It was the year 1993. At the age of 13, Life gave me one of the best gifts yet. A baby sister. I did not know it then but my relationship over the years with this little baby was to encompass sisterhood, motherhood and the deepest friendship of my life.
I remember that time when she was around two years old. She was swinging joyfully on the little red plastic swing that our father had hung from the ceiling in our living room. She slipped off, fell and landed on her head. The skin near her hairline broke and she bled and bled and bled. More from the sight of blood than the pain, she was howling with all her might when I walked into the house after finishing school. My mother’s thinking faculties were numbed with the fear of how bad the wound looked. As soon as the little one saw me, she came straight to me and asked to be held. My uniform was soaked through with her blood.
Maybe a year later, she was climbing on the gate of our house. She was demonstrating to her little friend that it was very safe to do so and the best view of the street was from the top of the gate. The demo didn’t go as planned. While giving the speech about how safe it was, she lost her footing and fell down. She landed on her chin which split and there was the gushing of blood again. I ran towards her to scoop her up in my arms. Needless to say, I was soaked to my skin with the amount of blood that poured forth.
A couple of more years passed by; I was in college now. I was returning home in an auto. As the auto turned into our lane, the little mink ran across the street while playing. The auto screeched to a halt. I heard her scream. I jumped out of the auto (fell flat on my face in the bargain). There had been impact. The metal edge of the auto had just missed her eye. And yes, there was the profuse bleeding again.
She needed stitches every single time. Given her fear of needles, the doctor at the ER managed to hold the skin together with some kind of fancy glue. The scars remain. I am the custodian of the stories behind each of the scars much in the same way that I was the custodian of her pain at the time that she got hurt. I think there has been enough of her blood on me over the years to bring home the point that we may not share the same DNA but we are totally and completely related by blood. More importantly, we are related by stories, a common history, by tears, laughter, memories that we have created together and love.
Often times, I have been asked, “Oh, she’s not your own sister?”. What do we mean by “own”? If it is a word used to ascertain a sense of ownership, then even my brother is not my “own”, my parents are not my “own”. It would be very arrogant of me to believe that I can own any living being.
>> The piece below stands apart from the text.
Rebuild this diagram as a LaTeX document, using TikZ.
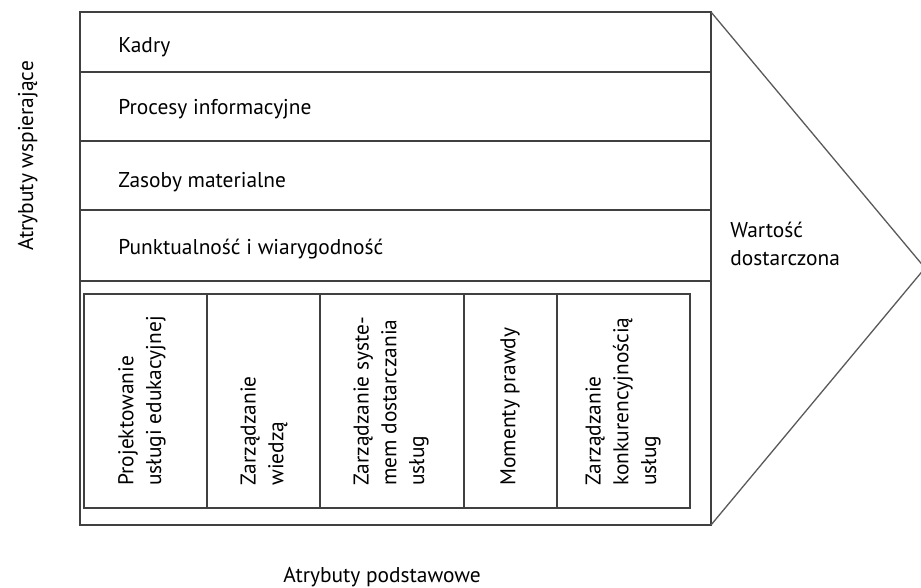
\documentclass[tikz,border=0pt]{standalone}
\usepackage{fontspec}
\setmainfont{PT Sans}
\begin{document}
\begin{tikzpicture}[x=0.5pt,y=-0.5pt,
  frame/.style={draw=black!75, line width=0.65pt},
  txt/.style={inner sep=0pt, font=\fontsize{10.7}{13.85}\selectfont, text=black},
  vtxt/.style={txt, rotate=90, anchor=west, align=left}]
\useasboundingbox (0,0) rectangle (921,588);

% supporting attributes: stacked rows
\draw[frame] (80,12) rectangle (711,525);
\foreach \y in {72,141,210,281}
  \draw[frame] (80,\y) -- (711,\y);

\node[txt, anchor=base west] (kadry) at (118,53) {Kadry};
\node[txt, anchor=base west] (procesy) at (118,115) {Procesy informacyjne};
\node[txt, anchor=base west] (zasoby) at (118,188) {Zasoby materialne};
\node[txt, anchor=base west] (punkt) at (118,255) {Punktualność i wiarygodność};

% core attributes: columns
\draw[frame] (84,294) rectangle (690,508);
\foreach \x in {207,320,464,557}
  \draw[frame] (\x,294) -- (\x,508);

\node[vtxt] (proj) at (142,486) {Projektowanie\\usługi edukacyjnej};
\node[vtxt] (wiedza) at (264,486) {Zarządzanie\\wiedzą};
\node[vtxt] (system) at (391,486) {Zarządzanie syste-\\mem dostarczania\\usług};
\node[vtxt] (momenty) at (510,486) {Momenty prawdy};
\node[vtxt] (konk) at (623,486) {Zarządzanie\\konkurencyjnością\\usług};

% delivered value arrow head
\coordinate (tip) at (925,268);
\draw[frame, draw=black!65] (711,12) -- (tip) -- (711,525);
\node[txt, anchor=west, align=left] (wartosc) at (730,244) {Wartość\\dostarczona};

% axis captions
\node[txt, rotate=90, anchor=base] (wspier) at (33,156) {Atrybuty wspierające};
\node[txt, anchor=base west] (podst) at (283,582) {Atrybuty podstawowe};
\end{tikzpicture}
\end{document}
Are they my “own” because we belong to each other? Then my sister is my own as much as the rest of my family is. In fact more so; I did not have a choice with the rest of my human family but I did with her.
Many people have told me how great my parents are for having chosen to adopt a child despite having two of their “own”. To them I quote Kahlil Gibran. “Your children are not your children. They are the sons and daughters of Life’s longing for itself. They come through you but not from you. And though they are with you yet they belong not to you.” Yes. News Flash. Nobody is your own, not even your “own children”.
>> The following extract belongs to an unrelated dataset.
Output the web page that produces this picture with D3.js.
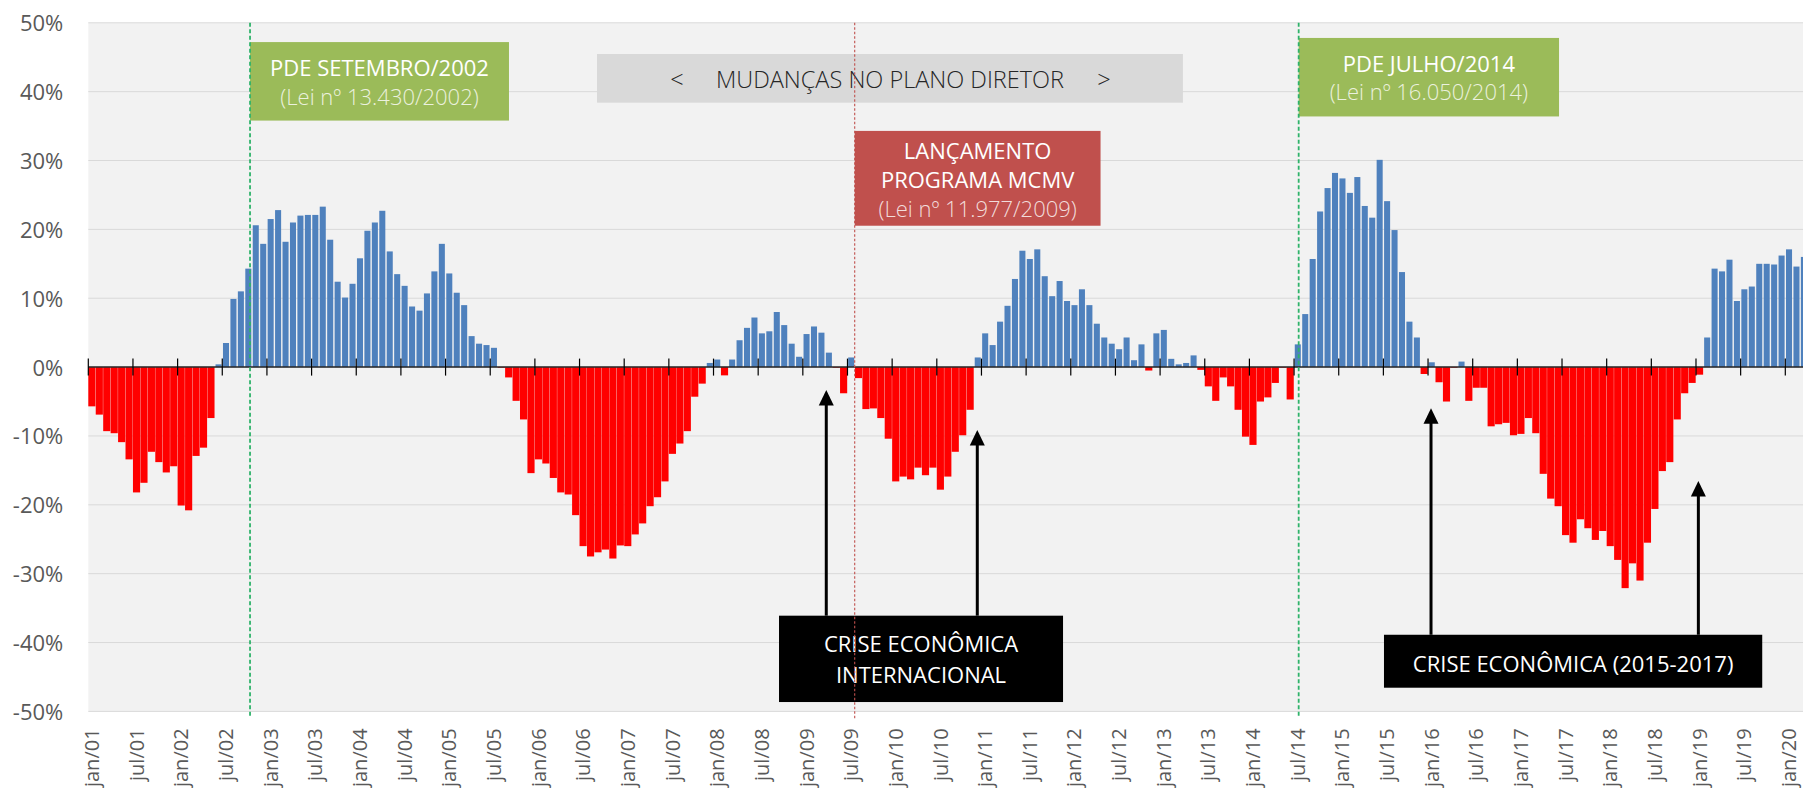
<!DOCTYPE html>
<html>
<head>
<meta charset="utf-8">
<script src="https://cdn.jsdelivr.net/npm/d3@7"></script>
<style>
  body { margin: 0; background: #fff; }
  svg { display: block; font-family: 'Open Sans', 'Noto Sans', sans-serif; }
</style>
</head>
<body>
<svg id="chart" width="1803" height="794"></svg>
<script>

// month names (pt-BR) and years covered by the series
var monthNames = ['jan','fev','mar','abr','mai','jun','jul','ago','set','out','nov','dez'];
var firstYear = 2001;

// monthly variation (%), one array per year
var y2001 = [-5.7, -6.9, -9.3, -9.6, -10.9, -13.4, -18.2, -16.8, -12.3, -13.8, -15.3, -14.4];
var y2002 = [-20.1, -20.8, -12.9, -11.7, -7.4, 0.4, 3.5, 9.9, 11.0, 14.3, 20.6, 17.9];
var y2003 = [21.5, 22.8, 18.2, 21.0, 22.0, 22.1, 22.1, 23.3, 18.5, 12.4, 10.1, 12.1];
var y2004 = [15.8, 19.8, 21.0, 22.7, 16.8, 13.5, 11.8, 8.8, 8.2, 10.7, 13.9, 17.9];
var y2005 = [13.6, 10.8, 9.0, 4.5, 3.4, 3.2, 2.8, -0.1, -1.5, -4.9, -7.6, -15.4];
var y2006 = [-13.4, -14.0, -16.1, -18.2, -18.5, -21.5, -26.0, -27.5, -26.9, -26.5, -27.8, -25.9];
var y2007 = [-26.0, -24.3, -22.7, -20.2, -18.9, -16.6, -12.6, -11.1, -9.3, -4.3, -2.4, 0.6];
var y2008 = [1.1, -1.2, 1.1, 3.9, 5.7, 7.2, 4.9, 5.2, 8.0, 6.1, 3.4, 1.5];
var y2009 = [4.8, 5.9, 5.0, 2.1, -0.1, -3.8, 1.4, -1.6, -6.1, -6.0, -7.4, -10.4];
var y2010 = [-16.6, -15.9, -16.3, -14.6, -15.7, -14.6, -17.8, -15.9, -12.3, -9.9, -6.2, 1.4];
var y2011 = [4.9, 3.2, 6.6, 8.9, 12.8, 16.9, 15.7, 17.1, 13.2, 10.3, 12.5, 9.6];
var y2012 = [9.0, 11.3, 9.0, 6.3, 4.3, 3.4, 2.6, 4.3, 1.0, 3.3, -0.5, 4.9];
var y2013 = [5.4, 1.2, 0.4, 0.6, 1.7, -0.4, -2.8, -4.9, -1.5, -2.8, -6.2, -10.1];
var y2014 = [-11.3, -5.0, -4.4, -2.3, -0.1, -4.7, 3.3, 7.7, 15.7, 22.6, 26.0, 28.2];
var y2015 = [27.4, 25.3, 27.6, 23.4, 21.7, 30.1, 24.1, 19.9, 13.8, 6.6, 4.3, -1.0];
var y2016 = [0.7, -2.2, -5.0, -0.1, 0.8, -4.9, -3.0, -3.0, -8.6, -8.3, -8.1, -9.9];
var y2017 = [-9.7, -7.4, -9.6, -15.5, -19.1, -20.2, -24.4, -25.5, -22.1, -23.4, -25.1, -23.8];
var y2018 = [-26.0, -28.0, -32.1, -28.5, -31.0, -25.5, -20.6, -15.1, -13.8, -7.6, -3.8, -2.3];
var y2019 = [-1.1, 4.3, 14.3, 13.9, 15.6, 9.6, 11.3, 11.7, 15.0, 15.0, 14.9, 16.2];
var y2020 = [17.1, 14.6, 16.0];

var yearly = [y2001, y2002, y2003, y2004, y2005, y2006, y2007, y2008, y2009, y2010,
              y2011, y2012, y2013, y2014, y2015, y2016, y2017, y2018, y2019, y2020];

// y axis tick values (%)
var yTicks = [-50, -40, -30, -20, -10, 0, 10, 20, 30, 40, 50];

// build month categories from the yearly arrays
var data = [];
yearly.forEach(function(vals, k) {
  var yy = String(firstYear + k).slice(2);
  vals.forEach(function(v, m) {
    data.push({ month: monthNames[m] + '/' + yy, value: v });
  });
});
var months = data.map(d => d.month);
// labels and ticks every 6 months (jan / jul)
var labelMonths = months.filter((m, i) => i % 6 == 0);
var tickIdx = d3.range(0, months.length, 6);

var svg = d3.select('#chart');
var W = 1803;
var plotLeft = 88.3, plotTop = 22.8, plotBottom = 711.4, step = 7.443;

var x = d3.scaleBand()
          .domain(months)
          .range([plotLeft, plotLeft + months.length * step])
          .padding(0);
// fractional month index -> px, for annotations
var xi = d3.scaleLinear()
           .domain([0, months.length])
           .range(x.range());
var y = d3.scaleLinear()
          .domain([-50, 50])
          .range([plotBottom, plotTop]);

// plot background
svg.append('rect')
   .attr('x', plotLeft).attr('y', plotTop)
   .attr('width', W - plotLeft).attr('height', plotBottom - plotTop)
   .attr('fill', '#f2f2f2');

// gridlines
svg.append('g')
   .selectAll('line')
   .data(yTicks)
   .enter()
   .append('line')
   .attr('x1', plotLeft).attr('x2', W)
   .attr('y1', d => y(d)).attr('y2', d => y(d))
   .attr('stroke', '#d9d9d9')
   .attr('stroke-width', 1);

// y labels
var yAxis = svg.append('g')
   .attr('transform', `translate(${plotLeft},0)`)
   .call(d3.axisLeft(y).tickValues(yTicks).tickSize(0).tickPadding(25).tickFormat(d => d + '%'));
yAxis.select('.domain').remove();
yAxis.selectAll('text')
   .attr('dy', '0.36em')
   .style('font-size', '22px')
   .style('font-family', "'Open Sans', sans-serif")
   .attr('fill', '#595959');

// bars
svg.append('g')
   .selectAll('rect')
   .data(data)
   .enter()
   .append('rect')
   .attr('x', d => d.value >= 0 ? x(d.month) + 0.7 : x(d.month))
   .attr('width', d => d.value >= 0 ? x.bandwidth() - 1.4 : x.bandwidth() - 0.3)
   .attr('y', d => y(Math.max(0, d.value)))
   .attr('height', d => Math.abs(y(d.value) - y(0)))
   .attr('fill', d => d.value >= 0 ? '#4f81bd' : '#ff0000');

// zero line + crossing ticks
svg.append('line')
   .attr('x1', plotLeft).attr('x2', W)
   .attr('y1', y(0)).attr('y2', y(0))
   .attr('stroke', '#262626')
   .attr('stroke-width', 1.5);
svg.append('g')
   .selectAll('line')
   .data(tickIdx)
   .enter()
   .append('line')
   .attr('x1', d => xi(d)).attr('x2', d => xi(d))
   .attr('y1', y(0) - 8.5).attr('y2', y(0) + 8.5)
   .attr('stroke', '#000')
   .attr('stroke-width', 1.2);

// x labels (rotated)
var xAxis = svg.append('g')
   .attr('transform', `translate(0,${plotBottom})`)
   .call(d3.axisBottom(x).tickValues(labelMonths).tickSize(0));
xAxis.select('.domain').remove();
xAxis.selectAll('text')
   .attr('transform', 'rotate(-90)')
   .attr('x', -17)
   .attr('y', 0)
   .attr('dy', '0.35em')
   .attr('text-anchor', 'end')
   .style('font-size', '20px')
   .style('font-family', "'Open Sans', sans-serif")
   .attr('fill', '#595959');

// annotation boxes (i = month index, v = value %)
var boxes = [
  { i0: 21.73, i1: 56.52, v0: 47.2, v1: 35.8, fill: '#9bbb59',
    lines: [{ t: 'PDE SETEMBRO/2002', dy: 34, c: '#ffffff', w: 400 },
            { t: '(Lei nº 13.430/2002)', dy: 62.5, c: '#ebf1de', w: 300 }] },
  { i0: 162.62, i1: 197.6, v0: 47.8, v1: 36.4, fill: '#9bbb59',
    lines: [{ t: 'PDE JULHO/2014', dy: 34, c: '#ffffff', w: 400 },
            { t: '(Lei nº 16.050/2014)', dy: 62.5, c: '#ebf1de', w: 300 }] },
  { i0: 68.35, i1: 147.07, v0: 45.47, v1: 38.4, fill: '#d9d9d9',
    lines: [{ t: 'MUDANÇAS NO PLANO DIRETOR', dy: 34, c: '#262626', w: 300, s: 23.5 },
            { t: '<', dy: 34, dx: -213, c: '#262626', w: 300, s: 23.5 },
            { t: '>', dy: 34, dx: 214, c: '#262626', w: 300, s: 23.5 }] },
  { i0: 102.97, i1: 136.0, v0: 34.3, v1: 20.53, fill: '#c0504d',
    lines: [{ t: 'LANÇAMENTO', dy: 28.3, c: '#ffffff', w: 400 },
            { t: 'PROGRAMA MCMV', dy: 57.3, c: '#ffffff', w: 400 },
            { t: '(Lei nº 11.977/2009)', dy: 85.7, c: '#f2dcdb', w: 300 }] },
  { i0: 92.8, i1: 130.96, v0: -36.1, v1: -48.64, fill: '#000000',
    lines: [{ t: 'CRISE ECONÔMICA', dy: 36.5, c: '#ffffff', w: 400 },
            { t: 'INTERNACIONAL', dy: 67, c: '#ffffff', w: 400 }] },
  { i0: 174.08, i1: 224.9, v0: -38.87, v1: -46.56, fill: '#000000',
    lines: [{ t: 'CRISE ECONÔMICA (2015-2017)', dy: 37, c: '#ffffff', w: 400 }] }
];

var bg = svg.append('g')
   .selectAll('g')
   .data(boxes)
   .enter()
   .append('g');
bg.append('rect')
   .attr('x', d => xi(d.i0))
   .attr('y', d => y(d.v0))
   .attr('width', d => xi(d.i1) - xi(d.i0))
   .attr('height', d => y(d.v1) - y(d.v0))
   .attr('fill', d => d.fill);
bg.each(function(d) {
  var cx = (xi(d.i0) + xi(d.i1)) / 2;
  d3.select(this).selectAll('text')
    .data(d.lines)
    .enter()
    .append('text')
    .attr('x', l => cx + (l.dx || 0))
    .attr('y', l => y(d.v0) + l.dy)
    .attr('text-anchor', 'middle')
    .style('font-size', l => (l.s || 22) + 'px')
    .style('font-weight', l => l.w)
    .attr('fill', l => l.c)
    .text(l => l.t);
});

// dotted reference lines
var refLines = [
  { i: 21.73, color: '#2fb36a', w: 1.8, dash: '4,2.5' },
  { i: 162.62, color: '#2fb36a', w: 1.8, dash: '4,2.5' },
  { i: 102.97, color: '#c0504d', w: 1.1, dash: '2.5,2' }
];
svg.append('g')
   .selectAll('line')
   .data(refLines)
   .enter()
   .append('line')
   .attr('x1', d => xi(d.i)).attr('x2', d => xi(d.i))
   .attr('y1', y(50)).attr('y2', y(-51))
   .attr('stroke', d => d.color)
   .attr('stroke-width', d => d.w)
   .attr('stroke-dasharray', d => d.dash);

// arrows (tip value, base value)
var arrows = [
  { i: 99.15, tip: -3.33, base: -36.1 },
  { i: 119.44, tip: -9.13, base: -36.1 },
  { i: 180.4, tip: -5.98, base: -38.87 },
  { i: 216.32, tip: -16.54, base: -38.87 }
];
var ag = svg.append('g')
   .selectAll('g')
   .data(arrows)
   .enter()
   .append('g');
ag.append('line')
   .attr('x1', d => xi(d.i)).attr('x2', d => xi(d.i))
   .attr('y1', d => y(d.base)).attr('y2', d => y(d.tip) + 12)
   .attr('stroke', '#000')
   .attr('stroke-width', 3);
ag.append('path')
   .attr('d', d => {
     var ax = xi(d.i), ay = y(d.tip);
     return `M${ax},${ay} L${ax - 7.5},${ay + 15.5} L${ax + 7.5},${ay + 15.5} Z`;
   })
   .attr('fill', '#000');

</script>
</body>
</html>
Our family began when my parents adopted each other. We each have so many relationships that are born and sustained out of love, with our friends, dogs and cats. Why then are we so hung up about being related by DNA when it comes to having children?
My sister does not look like me and she’s the better for it. Who would WANT to inherit the big nose and broad forehead that have come to me because of my genes anyway? But there are times when she cracks people up with her dry sense of humour… when she infuriates her friends with her ability to switch off completely from her surroundings… when she picks up a puppy in a precarious condition off the street and arranges for a safe home for it… when she fearlessly and confidently tries out things that stir her passion… when she pig headedly stands her ground when she believes in something… these are the times that I am told she is EXACTLY like me. Does anything else matter?